◆ What is needed
Only one portion of the data is to be written out: from the line bearing "Write the TikZ code for this diagram." through the line bearing "arc[start angle=165, end". Write it exactly as it appears.

◆ Given records
########################################

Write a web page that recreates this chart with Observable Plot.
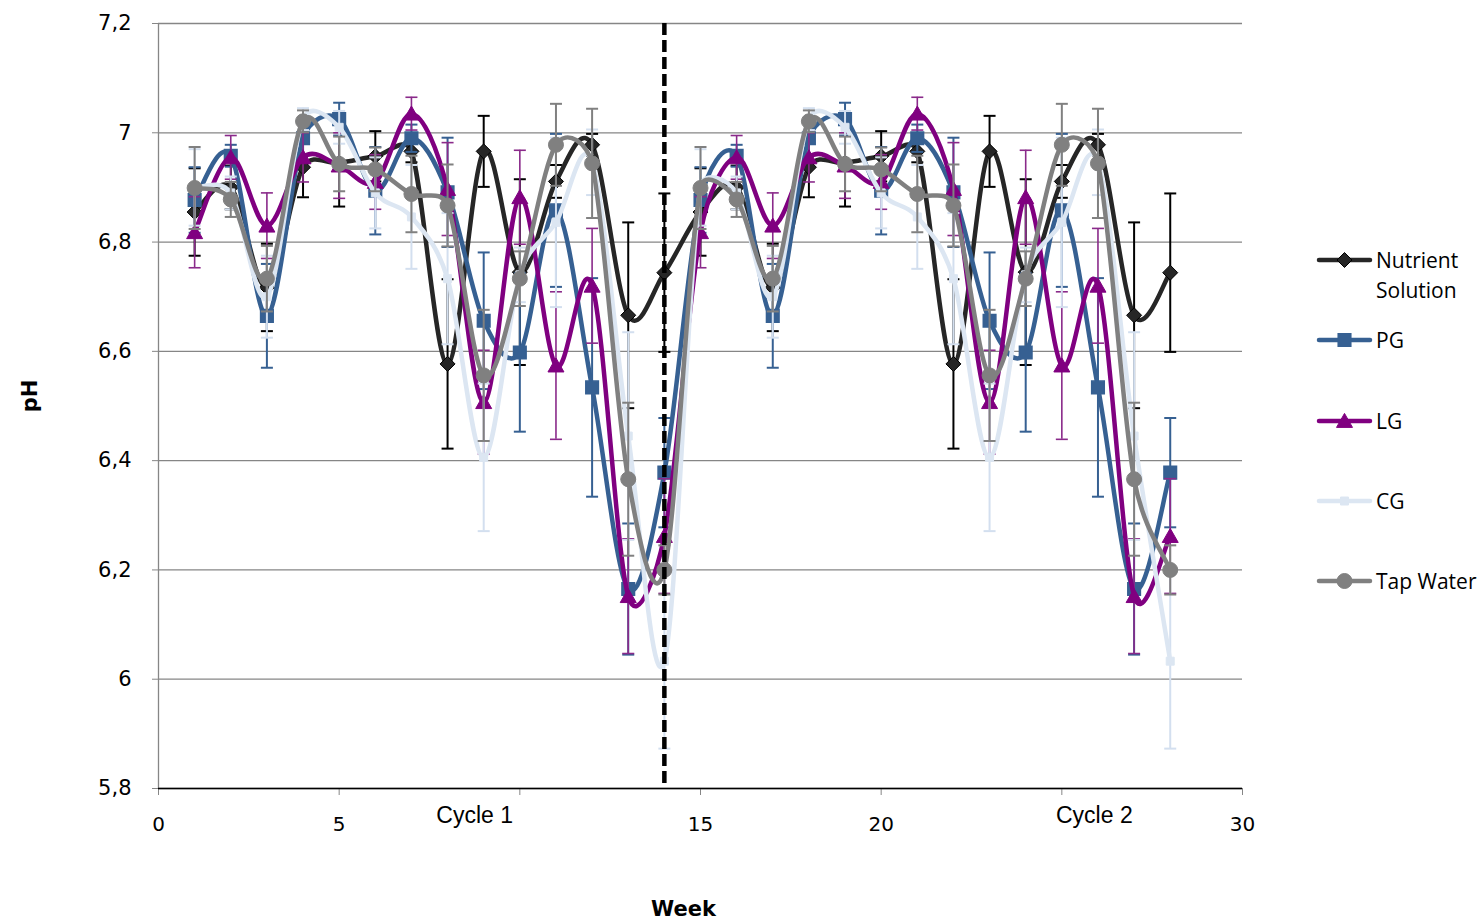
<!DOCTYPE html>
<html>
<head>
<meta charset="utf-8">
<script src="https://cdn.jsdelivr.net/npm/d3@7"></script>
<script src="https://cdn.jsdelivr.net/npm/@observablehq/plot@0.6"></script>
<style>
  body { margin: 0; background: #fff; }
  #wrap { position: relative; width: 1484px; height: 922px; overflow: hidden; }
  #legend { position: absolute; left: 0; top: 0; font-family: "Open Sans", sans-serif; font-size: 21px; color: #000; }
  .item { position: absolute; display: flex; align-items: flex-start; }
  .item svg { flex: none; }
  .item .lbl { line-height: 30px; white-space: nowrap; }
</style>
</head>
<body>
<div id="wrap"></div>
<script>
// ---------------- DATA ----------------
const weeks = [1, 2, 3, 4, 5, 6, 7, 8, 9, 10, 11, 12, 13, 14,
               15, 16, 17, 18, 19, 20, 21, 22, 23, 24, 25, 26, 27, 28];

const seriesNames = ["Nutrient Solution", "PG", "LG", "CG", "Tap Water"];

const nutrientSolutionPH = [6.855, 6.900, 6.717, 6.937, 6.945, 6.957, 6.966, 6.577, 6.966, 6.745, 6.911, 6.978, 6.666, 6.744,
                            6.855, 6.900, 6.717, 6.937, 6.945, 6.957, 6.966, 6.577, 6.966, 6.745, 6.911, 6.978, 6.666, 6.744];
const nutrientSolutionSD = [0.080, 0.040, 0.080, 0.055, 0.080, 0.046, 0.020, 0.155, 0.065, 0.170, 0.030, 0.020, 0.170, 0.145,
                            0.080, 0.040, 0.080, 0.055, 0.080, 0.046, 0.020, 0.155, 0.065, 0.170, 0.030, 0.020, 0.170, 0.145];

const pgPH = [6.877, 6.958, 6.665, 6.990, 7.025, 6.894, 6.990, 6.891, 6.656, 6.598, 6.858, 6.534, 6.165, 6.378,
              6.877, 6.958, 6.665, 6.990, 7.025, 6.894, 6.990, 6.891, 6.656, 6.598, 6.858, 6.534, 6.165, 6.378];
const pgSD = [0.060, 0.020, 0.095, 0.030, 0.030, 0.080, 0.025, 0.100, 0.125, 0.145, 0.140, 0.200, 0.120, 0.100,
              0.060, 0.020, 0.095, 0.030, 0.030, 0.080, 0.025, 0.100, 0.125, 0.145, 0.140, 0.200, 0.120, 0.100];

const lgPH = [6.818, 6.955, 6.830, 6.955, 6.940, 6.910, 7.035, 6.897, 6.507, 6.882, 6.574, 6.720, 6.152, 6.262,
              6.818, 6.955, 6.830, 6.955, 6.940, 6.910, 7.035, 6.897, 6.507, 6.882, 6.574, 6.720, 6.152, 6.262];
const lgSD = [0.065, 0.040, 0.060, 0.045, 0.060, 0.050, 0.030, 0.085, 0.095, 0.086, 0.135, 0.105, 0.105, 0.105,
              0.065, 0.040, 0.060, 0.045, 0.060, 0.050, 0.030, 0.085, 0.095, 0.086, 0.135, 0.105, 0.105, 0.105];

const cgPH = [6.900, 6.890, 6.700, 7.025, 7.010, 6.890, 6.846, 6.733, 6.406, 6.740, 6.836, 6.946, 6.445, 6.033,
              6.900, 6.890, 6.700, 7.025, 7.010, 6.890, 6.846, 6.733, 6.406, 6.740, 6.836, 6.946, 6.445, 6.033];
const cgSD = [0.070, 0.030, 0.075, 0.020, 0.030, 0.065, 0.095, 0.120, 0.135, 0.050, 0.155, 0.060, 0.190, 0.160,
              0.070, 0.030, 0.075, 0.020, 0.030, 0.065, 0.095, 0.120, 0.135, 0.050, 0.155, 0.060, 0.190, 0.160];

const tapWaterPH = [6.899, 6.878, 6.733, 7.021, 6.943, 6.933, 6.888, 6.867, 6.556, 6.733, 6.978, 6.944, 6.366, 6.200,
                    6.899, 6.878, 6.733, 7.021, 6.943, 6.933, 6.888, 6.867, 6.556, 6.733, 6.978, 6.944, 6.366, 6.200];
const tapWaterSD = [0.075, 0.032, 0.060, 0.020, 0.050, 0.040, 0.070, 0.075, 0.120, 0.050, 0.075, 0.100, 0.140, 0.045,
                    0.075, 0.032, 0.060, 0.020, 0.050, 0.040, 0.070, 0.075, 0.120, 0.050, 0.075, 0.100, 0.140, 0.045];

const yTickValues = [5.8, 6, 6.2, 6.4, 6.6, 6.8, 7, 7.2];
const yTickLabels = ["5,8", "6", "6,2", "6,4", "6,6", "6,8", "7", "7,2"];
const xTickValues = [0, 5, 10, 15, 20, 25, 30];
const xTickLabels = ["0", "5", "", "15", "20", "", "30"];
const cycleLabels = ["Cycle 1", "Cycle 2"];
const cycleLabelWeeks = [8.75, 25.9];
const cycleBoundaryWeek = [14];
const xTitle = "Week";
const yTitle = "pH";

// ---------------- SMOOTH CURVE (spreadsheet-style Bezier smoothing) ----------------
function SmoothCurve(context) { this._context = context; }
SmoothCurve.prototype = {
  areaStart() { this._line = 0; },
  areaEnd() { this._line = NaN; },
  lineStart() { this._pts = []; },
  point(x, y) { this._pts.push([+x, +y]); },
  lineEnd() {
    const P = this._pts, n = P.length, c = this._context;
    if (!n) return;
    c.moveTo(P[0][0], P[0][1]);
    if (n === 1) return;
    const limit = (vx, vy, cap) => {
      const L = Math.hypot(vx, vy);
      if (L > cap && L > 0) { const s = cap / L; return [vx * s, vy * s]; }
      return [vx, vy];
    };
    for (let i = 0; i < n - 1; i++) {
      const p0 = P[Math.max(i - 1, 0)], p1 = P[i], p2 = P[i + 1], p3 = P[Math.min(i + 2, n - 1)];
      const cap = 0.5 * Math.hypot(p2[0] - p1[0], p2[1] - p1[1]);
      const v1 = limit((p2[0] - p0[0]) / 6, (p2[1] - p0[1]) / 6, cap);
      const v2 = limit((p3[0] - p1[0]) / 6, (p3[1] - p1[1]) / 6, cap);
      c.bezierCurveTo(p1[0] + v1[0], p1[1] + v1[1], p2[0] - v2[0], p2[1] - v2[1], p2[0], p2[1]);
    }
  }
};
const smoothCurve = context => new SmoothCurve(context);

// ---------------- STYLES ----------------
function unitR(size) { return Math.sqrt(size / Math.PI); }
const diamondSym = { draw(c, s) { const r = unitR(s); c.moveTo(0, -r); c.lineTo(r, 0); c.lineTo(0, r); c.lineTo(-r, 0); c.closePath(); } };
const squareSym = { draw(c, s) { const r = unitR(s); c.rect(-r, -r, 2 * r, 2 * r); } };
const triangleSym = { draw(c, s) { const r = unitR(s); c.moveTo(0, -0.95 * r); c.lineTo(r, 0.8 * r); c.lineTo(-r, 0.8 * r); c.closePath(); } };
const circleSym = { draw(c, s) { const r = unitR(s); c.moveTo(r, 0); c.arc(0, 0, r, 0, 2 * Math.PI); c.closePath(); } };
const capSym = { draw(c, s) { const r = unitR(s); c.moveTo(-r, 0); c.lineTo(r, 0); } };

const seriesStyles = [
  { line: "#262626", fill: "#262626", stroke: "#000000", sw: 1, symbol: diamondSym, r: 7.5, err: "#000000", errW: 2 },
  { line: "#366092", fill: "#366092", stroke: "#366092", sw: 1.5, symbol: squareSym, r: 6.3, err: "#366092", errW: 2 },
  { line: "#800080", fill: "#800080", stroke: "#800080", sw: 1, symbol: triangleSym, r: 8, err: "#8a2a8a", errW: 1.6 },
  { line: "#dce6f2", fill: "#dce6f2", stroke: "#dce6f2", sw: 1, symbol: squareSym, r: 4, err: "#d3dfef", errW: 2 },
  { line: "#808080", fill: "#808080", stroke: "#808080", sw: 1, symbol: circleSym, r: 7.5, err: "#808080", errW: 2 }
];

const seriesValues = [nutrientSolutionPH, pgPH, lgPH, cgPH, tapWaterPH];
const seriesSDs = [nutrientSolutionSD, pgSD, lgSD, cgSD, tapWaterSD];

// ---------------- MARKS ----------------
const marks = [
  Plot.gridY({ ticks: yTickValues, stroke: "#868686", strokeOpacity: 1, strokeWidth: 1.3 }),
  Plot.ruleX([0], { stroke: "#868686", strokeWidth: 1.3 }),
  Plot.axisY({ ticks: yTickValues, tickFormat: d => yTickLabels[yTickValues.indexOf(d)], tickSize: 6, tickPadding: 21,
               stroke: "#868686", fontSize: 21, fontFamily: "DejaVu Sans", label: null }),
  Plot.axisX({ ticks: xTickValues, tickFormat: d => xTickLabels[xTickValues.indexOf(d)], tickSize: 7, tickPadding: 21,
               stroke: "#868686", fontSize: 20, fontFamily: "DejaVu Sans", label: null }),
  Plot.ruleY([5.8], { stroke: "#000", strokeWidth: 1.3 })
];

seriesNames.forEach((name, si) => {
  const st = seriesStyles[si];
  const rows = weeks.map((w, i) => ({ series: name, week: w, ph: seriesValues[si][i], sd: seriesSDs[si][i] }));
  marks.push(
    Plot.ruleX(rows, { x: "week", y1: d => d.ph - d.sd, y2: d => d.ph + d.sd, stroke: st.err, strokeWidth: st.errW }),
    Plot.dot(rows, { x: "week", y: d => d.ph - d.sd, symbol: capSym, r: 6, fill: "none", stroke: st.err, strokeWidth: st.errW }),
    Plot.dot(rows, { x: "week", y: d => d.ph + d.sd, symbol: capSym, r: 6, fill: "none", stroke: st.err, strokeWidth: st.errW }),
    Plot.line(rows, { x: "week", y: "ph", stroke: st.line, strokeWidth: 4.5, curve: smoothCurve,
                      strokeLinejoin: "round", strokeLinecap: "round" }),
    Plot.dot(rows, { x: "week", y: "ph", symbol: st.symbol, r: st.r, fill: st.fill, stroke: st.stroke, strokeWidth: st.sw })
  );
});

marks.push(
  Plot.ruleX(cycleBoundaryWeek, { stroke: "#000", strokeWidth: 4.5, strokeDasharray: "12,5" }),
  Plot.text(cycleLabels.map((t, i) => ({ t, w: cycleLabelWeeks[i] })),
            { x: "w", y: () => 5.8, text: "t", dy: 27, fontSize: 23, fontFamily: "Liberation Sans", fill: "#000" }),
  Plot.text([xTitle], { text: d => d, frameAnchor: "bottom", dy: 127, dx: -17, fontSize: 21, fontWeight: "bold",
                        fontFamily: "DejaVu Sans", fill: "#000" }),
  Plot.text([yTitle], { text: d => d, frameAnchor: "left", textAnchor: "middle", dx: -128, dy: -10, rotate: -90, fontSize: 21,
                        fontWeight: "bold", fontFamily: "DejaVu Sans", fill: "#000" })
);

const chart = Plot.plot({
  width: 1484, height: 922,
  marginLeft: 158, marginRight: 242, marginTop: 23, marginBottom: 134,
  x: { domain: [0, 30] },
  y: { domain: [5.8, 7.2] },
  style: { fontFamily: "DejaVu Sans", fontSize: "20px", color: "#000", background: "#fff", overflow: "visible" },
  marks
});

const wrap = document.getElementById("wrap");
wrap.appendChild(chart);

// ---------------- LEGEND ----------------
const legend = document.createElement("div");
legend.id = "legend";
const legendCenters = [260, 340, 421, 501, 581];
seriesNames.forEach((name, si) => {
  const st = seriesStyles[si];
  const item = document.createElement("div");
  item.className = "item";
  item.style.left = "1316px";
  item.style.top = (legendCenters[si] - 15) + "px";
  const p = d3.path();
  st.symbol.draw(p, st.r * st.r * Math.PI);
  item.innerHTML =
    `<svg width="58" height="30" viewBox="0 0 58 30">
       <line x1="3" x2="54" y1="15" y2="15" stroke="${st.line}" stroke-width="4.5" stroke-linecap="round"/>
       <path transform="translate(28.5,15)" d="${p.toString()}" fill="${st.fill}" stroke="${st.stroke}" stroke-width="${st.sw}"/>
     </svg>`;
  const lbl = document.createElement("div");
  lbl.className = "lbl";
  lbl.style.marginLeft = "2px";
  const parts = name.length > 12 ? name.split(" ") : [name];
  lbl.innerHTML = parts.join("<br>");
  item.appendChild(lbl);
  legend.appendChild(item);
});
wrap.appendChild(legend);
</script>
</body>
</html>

########################################

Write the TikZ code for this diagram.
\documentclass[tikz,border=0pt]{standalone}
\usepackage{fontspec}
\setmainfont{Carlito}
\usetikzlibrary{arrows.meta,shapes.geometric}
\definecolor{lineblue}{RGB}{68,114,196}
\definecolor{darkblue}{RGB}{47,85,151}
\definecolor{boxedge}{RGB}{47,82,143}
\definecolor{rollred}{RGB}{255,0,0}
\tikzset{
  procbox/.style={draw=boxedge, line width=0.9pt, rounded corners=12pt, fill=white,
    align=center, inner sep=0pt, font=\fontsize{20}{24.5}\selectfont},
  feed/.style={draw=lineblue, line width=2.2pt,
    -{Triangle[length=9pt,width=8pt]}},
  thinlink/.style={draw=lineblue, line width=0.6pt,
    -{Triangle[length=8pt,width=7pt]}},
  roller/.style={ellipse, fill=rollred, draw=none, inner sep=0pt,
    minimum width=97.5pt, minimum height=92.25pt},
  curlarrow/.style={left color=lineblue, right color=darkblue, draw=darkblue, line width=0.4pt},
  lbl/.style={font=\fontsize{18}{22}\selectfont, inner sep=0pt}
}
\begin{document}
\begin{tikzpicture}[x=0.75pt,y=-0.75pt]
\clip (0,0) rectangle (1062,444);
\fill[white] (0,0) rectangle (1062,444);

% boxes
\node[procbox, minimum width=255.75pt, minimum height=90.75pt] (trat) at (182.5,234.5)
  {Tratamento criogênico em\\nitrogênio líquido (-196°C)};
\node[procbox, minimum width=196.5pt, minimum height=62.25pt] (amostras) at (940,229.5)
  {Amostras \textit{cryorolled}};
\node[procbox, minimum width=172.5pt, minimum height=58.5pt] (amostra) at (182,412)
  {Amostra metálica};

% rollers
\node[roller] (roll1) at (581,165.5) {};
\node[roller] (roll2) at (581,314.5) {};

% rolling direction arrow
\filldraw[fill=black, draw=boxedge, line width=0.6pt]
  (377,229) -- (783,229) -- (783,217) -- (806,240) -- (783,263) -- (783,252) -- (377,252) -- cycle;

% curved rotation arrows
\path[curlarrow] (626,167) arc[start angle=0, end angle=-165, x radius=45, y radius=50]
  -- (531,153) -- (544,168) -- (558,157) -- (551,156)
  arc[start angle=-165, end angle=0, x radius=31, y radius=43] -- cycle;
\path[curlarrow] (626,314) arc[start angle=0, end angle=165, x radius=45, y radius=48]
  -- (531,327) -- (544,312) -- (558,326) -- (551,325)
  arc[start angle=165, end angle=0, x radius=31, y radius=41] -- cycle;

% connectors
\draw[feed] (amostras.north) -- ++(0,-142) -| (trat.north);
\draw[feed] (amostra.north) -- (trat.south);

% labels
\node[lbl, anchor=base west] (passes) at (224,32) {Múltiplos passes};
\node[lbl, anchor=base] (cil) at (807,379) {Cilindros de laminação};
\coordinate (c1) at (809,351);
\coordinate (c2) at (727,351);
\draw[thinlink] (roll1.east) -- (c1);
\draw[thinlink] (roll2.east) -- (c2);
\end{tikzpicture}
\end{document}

########################################

◆ Output for this exercise
Write the TikZ code for this diagram.
\documentclass[tikz,border=0pt]{standalone}
\usepackage{fontspec}
\setmainfont{Carlito}
\usetikzlibrary{arrows.meta,shapes.geometric}
\definecolor{lineblue}{RGB}{68,114,196}
\definecolor{darkblue}{RGB}{47,85,151}
\definecolor{boxedge}{RGB}{47,82,143}
\definecolor{rollred}{RGB}{255,0,0}
\tikzset{
  procbox/.style={draw=boxedge, line width=0.9pt, rounded corners=12pt, fill=white,
    align=center, inner sep=0pt, font=\fontsize{20}{24.5}\selectfont},
  feed/.style={draw=lineblue, line width=2.2pt,
    -{Triangle[length=9pt,width=8pt]}},
  thinlink/.style={draw=lineblue, line width=0.6pt,
    -{Triangle[length=8pt,width=7pt]}},
  roller/.style={ellipse, fill=rollred, draw=none, inner sep=0pt,
    minimum width=97.5pt, minimum height=92.25pt},
  curlarrow/.style={left color=lineblue, right color=darkblue, draw=darkblue, line width=0.4pt},
  lbl/.style={font=\fontsize{18}{22}\selectfont, inner sep=0pt}
}
\begin{document}
\begin{tikzpicture}[x=0.75pt,y=-0.75pt]
\clip (0,0) rectangle (1062,444);
\fill[white] (0,0) rectangle (1062,444);

% boxes
\node[procbox, minimum width=255.75pt, minimum height=90.75pt] (trat) at (182.5,234.5)
  {Tratamento criogênico em\\nitrogênio líquido (-196°C)};
\node[procbox, minimum width=196.5pt, minimum height=62.25pt] (amostras) at (940,229.5)
  {Amostras \textit{cryorolled}};
\node[procbox, minimum width=172.5pt, minimum height=58.5pt] (amostra) at (182,412)
  {Amostra metálica};

% rollers
\node[roller] (roll1) at (581,165.5) {};
\node[roller] (roll2) at (581,314.5) {};

% rolling direction arrow
\filldraw[fill=black, draw=boxedge, line width=0.6pt]
  (377,229) -- (783,229) -- (783,217) -- (806,240) -- (783,263) -- (783,252) -- (377,252) -- cycle;

% curved rotation arrows
\path[curlarrow] (626,167) arc[start angle=0, end angle=-165, x radius=45, y radius=50]
  -- (531,153) -- (544,168) -- (558,157) -- (551,156)
  arc[start angle=-165, end angle=0, x radius=31, y radius=43] -- cycle;
\path[curlarrow] (626,314) arc[start angle=0, end angle=165, x radius=45, y radius=48]
  -- (531,327) -- (544,312) -- (558,326) -- (551,325)
  arc[start angle=165, end angle=0, x radius=31, y radius=41] -- cycle;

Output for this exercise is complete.